__Records supplied__
..........

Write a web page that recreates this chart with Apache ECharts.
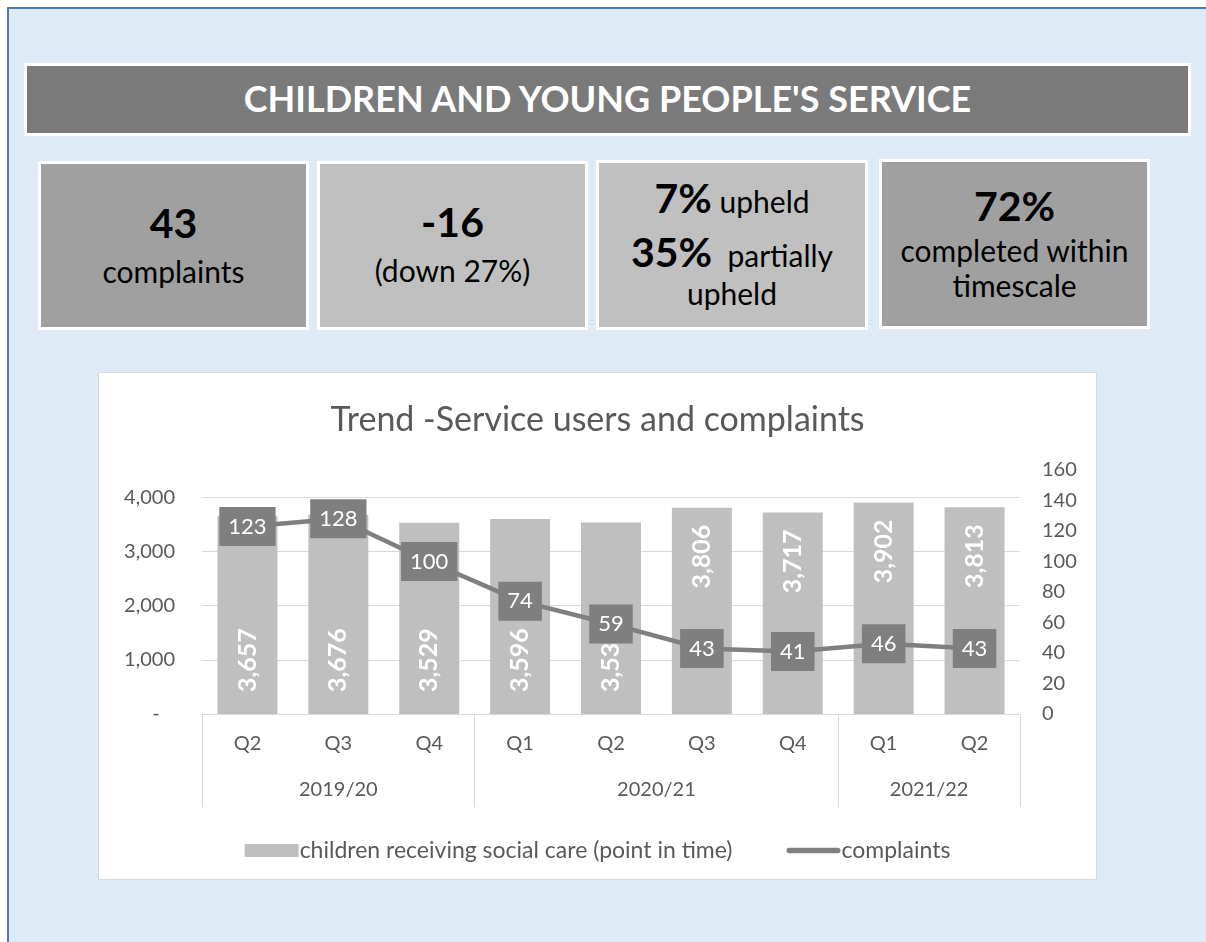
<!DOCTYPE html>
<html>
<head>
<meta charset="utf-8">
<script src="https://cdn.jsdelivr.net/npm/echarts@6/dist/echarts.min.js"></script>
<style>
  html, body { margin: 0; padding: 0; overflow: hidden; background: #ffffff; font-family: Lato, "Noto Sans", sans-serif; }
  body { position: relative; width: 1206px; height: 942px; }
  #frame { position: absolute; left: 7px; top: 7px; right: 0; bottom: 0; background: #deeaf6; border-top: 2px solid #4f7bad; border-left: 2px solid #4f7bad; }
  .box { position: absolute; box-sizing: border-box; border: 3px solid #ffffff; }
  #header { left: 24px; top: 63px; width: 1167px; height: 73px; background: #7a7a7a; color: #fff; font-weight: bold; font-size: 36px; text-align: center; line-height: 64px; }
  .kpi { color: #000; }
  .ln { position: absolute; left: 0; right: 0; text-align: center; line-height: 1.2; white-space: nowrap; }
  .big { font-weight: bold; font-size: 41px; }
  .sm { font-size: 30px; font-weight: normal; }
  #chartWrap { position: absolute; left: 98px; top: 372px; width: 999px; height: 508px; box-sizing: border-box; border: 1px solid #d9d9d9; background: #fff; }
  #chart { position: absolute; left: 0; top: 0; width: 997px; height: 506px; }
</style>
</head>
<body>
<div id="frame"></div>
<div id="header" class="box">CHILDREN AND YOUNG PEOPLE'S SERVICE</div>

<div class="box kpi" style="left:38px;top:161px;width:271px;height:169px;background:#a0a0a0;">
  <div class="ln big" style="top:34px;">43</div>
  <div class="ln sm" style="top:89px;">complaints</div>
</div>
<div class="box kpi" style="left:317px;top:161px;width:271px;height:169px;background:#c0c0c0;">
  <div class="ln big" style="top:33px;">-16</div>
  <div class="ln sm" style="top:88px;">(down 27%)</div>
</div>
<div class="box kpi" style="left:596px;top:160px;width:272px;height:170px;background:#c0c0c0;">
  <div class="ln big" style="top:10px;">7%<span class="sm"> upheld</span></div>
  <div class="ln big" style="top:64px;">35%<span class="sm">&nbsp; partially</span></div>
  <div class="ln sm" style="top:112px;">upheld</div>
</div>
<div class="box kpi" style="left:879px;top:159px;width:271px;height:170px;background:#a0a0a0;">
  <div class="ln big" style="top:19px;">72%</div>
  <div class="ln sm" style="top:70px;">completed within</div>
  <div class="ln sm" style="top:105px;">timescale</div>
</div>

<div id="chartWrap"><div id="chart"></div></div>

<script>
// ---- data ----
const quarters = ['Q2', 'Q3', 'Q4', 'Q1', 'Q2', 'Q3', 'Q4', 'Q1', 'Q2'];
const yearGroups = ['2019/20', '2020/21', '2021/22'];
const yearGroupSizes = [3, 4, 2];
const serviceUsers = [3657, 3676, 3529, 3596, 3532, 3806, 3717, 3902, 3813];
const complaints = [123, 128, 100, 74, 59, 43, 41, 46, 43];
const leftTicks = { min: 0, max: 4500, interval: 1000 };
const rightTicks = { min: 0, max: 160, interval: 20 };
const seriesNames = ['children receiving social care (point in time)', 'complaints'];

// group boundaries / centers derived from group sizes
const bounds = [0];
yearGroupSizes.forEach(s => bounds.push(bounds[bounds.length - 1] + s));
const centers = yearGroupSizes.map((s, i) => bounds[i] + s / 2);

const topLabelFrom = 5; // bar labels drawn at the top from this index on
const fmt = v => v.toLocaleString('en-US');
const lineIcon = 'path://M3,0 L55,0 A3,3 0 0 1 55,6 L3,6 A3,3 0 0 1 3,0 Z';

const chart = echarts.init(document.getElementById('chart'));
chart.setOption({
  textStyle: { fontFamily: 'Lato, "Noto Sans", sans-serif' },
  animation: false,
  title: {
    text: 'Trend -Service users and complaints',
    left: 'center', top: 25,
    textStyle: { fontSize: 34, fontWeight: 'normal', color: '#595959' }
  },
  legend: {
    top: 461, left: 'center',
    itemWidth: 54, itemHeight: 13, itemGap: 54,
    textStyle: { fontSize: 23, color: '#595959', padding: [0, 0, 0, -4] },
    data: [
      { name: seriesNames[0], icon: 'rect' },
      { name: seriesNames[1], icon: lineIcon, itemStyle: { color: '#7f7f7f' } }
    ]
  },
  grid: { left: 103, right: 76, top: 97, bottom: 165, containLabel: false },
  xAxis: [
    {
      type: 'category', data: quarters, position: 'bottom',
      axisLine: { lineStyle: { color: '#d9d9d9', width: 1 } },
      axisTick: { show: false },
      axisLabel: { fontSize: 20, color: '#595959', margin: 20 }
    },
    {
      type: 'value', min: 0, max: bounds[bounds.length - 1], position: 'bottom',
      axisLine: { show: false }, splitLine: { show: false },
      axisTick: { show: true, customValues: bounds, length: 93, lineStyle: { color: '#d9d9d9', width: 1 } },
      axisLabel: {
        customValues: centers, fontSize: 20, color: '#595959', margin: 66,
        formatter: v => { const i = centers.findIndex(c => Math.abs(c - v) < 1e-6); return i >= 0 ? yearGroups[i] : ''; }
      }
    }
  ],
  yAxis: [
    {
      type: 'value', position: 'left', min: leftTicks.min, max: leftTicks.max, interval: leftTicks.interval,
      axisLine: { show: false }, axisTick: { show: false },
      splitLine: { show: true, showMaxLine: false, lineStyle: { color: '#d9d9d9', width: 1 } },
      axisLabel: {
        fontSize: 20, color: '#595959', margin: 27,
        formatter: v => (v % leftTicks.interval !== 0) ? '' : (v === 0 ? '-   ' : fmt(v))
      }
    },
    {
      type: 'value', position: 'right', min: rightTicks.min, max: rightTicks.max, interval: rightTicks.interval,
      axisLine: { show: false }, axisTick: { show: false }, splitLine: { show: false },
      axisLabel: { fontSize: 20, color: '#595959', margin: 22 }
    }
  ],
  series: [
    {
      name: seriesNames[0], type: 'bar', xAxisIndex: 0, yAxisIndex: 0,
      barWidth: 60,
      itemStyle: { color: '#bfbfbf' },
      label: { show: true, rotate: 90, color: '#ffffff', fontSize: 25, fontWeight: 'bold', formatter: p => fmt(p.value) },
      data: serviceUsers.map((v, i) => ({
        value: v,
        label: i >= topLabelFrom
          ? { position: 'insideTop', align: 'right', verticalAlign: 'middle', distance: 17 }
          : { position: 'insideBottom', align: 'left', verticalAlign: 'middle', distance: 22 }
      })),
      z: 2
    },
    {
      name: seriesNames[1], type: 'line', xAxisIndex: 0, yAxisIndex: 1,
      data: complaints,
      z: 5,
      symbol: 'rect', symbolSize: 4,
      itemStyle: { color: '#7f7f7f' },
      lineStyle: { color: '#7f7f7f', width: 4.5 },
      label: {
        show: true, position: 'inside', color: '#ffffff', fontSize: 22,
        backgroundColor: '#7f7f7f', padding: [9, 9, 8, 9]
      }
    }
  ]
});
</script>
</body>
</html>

..........

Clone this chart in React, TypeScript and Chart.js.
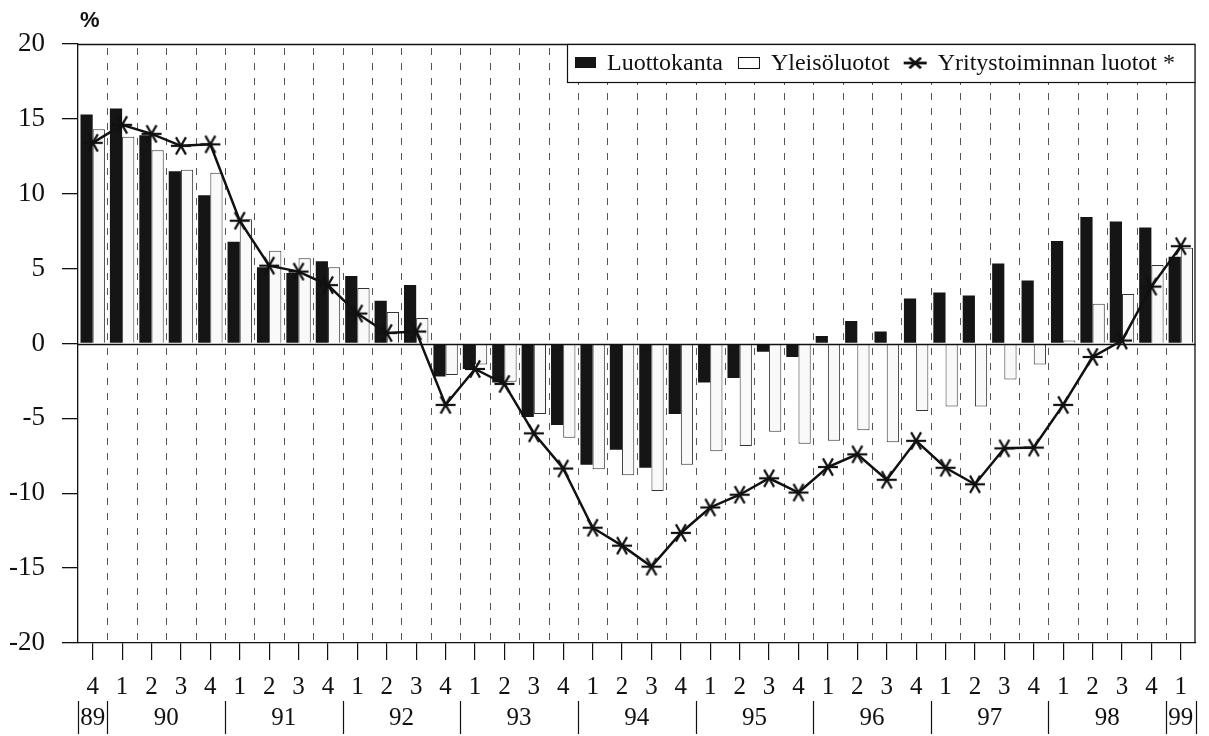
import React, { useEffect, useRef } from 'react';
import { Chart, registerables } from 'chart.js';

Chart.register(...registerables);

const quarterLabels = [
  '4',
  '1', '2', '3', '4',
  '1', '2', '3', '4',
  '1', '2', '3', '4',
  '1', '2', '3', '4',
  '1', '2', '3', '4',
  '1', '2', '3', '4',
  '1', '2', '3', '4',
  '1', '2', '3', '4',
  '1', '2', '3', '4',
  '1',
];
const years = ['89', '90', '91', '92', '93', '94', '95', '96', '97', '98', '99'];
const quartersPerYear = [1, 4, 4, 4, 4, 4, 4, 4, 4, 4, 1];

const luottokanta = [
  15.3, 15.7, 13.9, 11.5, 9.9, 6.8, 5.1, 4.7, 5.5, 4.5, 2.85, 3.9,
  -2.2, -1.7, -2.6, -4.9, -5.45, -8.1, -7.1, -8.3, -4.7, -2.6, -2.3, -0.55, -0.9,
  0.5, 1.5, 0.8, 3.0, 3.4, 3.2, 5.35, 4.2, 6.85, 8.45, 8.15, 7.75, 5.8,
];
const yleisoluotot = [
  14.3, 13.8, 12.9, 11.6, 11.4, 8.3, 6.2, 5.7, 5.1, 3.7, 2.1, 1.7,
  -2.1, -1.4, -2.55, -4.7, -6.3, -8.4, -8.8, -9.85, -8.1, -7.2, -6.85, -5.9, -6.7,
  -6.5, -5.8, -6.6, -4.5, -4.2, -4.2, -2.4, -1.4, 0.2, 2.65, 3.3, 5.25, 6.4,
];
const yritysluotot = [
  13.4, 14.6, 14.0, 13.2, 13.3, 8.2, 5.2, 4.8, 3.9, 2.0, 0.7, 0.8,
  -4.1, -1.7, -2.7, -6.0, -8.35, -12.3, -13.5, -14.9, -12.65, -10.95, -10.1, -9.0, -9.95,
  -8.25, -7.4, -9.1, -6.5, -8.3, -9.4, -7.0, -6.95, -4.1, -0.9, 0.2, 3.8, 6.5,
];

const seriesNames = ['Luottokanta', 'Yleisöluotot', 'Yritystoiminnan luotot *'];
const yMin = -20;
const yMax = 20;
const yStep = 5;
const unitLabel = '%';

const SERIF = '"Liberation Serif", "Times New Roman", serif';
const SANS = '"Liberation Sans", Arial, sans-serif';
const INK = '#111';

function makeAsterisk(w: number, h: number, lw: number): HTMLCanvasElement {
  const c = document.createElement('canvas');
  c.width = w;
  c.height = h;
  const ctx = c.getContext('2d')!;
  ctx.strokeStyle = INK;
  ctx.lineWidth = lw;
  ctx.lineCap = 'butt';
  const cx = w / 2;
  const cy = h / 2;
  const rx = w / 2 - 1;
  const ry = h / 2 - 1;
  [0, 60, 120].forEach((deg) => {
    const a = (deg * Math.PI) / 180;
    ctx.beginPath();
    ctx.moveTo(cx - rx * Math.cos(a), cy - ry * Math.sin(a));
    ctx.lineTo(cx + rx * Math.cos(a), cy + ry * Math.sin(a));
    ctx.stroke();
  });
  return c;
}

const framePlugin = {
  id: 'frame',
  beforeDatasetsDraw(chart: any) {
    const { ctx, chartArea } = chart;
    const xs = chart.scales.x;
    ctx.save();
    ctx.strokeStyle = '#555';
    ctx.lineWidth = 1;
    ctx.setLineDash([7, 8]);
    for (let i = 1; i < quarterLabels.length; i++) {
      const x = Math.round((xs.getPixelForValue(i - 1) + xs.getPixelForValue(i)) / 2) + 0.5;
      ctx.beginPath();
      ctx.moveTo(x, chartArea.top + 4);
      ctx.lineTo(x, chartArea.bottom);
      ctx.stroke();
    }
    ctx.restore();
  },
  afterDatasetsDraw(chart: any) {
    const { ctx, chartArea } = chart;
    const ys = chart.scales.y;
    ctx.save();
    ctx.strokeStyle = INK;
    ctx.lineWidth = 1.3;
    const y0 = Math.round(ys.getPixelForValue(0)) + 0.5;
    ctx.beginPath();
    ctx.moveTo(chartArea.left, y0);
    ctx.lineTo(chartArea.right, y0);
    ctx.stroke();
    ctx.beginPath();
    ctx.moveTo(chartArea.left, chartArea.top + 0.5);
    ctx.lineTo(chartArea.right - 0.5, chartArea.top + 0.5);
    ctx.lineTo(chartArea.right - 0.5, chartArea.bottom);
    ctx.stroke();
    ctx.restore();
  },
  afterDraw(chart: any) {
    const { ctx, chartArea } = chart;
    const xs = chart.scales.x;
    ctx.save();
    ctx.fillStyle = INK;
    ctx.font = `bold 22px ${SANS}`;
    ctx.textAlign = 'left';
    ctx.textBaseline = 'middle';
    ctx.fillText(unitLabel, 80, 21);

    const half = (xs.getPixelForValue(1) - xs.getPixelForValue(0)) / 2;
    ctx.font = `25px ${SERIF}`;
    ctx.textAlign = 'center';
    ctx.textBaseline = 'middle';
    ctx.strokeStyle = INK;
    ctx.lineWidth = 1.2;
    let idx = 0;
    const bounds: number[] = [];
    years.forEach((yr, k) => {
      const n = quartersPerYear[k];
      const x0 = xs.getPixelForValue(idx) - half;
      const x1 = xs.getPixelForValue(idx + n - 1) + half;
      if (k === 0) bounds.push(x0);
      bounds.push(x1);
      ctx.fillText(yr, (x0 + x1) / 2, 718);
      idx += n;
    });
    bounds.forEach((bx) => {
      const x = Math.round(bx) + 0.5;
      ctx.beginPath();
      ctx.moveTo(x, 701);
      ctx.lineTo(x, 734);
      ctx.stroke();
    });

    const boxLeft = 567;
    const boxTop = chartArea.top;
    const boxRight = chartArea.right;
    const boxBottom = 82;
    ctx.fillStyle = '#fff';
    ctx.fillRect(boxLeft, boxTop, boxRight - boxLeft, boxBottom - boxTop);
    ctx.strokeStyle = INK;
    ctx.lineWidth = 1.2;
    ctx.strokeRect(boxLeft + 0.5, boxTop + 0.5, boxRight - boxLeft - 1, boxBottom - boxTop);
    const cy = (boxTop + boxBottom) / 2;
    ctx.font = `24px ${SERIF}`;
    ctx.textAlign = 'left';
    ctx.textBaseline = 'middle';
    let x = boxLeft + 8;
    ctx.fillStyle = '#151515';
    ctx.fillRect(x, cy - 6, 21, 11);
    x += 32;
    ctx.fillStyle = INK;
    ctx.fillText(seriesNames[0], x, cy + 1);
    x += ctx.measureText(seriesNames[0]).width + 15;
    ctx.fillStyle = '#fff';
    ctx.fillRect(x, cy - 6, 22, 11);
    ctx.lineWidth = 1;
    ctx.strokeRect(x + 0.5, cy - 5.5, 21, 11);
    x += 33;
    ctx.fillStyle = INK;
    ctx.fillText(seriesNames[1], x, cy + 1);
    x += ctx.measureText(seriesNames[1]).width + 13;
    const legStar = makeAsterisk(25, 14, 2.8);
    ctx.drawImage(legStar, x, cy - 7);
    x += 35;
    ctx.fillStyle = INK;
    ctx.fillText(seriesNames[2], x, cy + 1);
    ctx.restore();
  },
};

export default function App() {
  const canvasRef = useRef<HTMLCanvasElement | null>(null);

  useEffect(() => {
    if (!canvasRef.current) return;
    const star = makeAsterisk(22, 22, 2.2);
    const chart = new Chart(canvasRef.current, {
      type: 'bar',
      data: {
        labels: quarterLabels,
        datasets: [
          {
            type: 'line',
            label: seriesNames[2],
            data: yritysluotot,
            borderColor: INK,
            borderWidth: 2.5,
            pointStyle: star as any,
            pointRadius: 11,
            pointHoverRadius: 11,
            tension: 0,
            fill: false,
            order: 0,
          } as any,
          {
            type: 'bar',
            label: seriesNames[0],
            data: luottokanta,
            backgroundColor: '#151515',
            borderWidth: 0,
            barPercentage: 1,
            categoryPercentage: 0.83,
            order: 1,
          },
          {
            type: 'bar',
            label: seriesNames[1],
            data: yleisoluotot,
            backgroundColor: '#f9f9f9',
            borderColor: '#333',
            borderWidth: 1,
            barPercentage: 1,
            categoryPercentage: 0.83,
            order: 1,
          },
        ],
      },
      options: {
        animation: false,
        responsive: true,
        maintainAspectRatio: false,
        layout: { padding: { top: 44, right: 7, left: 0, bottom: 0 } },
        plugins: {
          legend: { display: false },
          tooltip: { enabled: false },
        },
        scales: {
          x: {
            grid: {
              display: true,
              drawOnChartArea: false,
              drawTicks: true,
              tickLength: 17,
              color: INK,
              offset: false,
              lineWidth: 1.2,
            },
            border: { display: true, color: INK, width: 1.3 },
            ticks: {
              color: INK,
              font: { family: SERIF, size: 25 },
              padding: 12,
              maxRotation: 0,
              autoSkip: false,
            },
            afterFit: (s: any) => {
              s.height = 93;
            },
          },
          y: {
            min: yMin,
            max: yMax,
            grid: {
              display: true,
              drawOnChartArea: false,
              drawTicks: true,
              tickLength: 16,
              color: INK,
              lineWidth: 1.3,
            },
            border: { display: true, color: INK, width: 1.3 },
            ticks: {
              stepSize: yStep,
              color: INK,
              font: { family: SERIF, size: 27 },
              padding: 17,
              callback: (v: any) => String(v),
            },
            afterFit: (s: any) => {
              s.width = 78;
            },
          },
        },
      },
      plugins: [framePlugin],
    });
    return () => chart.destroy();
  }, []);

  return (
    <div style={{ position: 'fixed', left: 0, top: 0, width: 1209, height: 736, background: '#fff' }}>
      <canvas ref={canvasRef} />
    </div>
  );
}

..........

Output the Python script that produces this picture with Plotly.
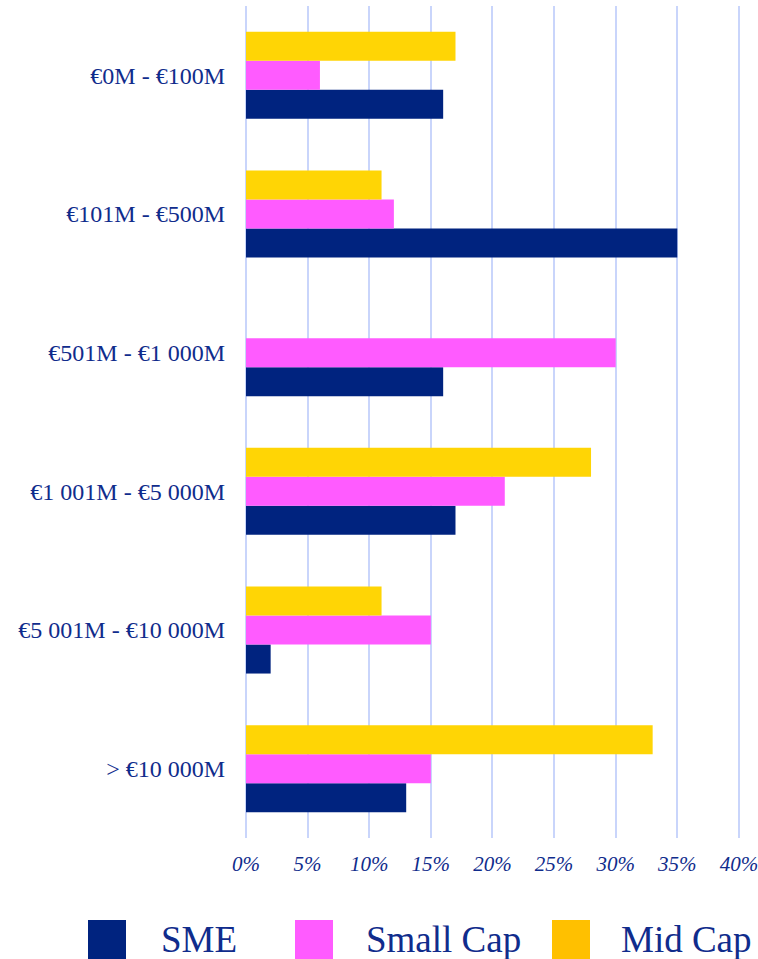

..........

__To do__
Only the lines from the one with "Clone this chart" down to the one with "Chart.register(...registerables);" belong in your copy, both ends included; write them out exactly and skip any pictures.

__Task solution__
Clone this chart in React, TypeScript and Chart.js.
import React, { useEffect, useRef } from 'react';
import { Chart, registerables } from 'chart.js';

Chart.register(...registerables);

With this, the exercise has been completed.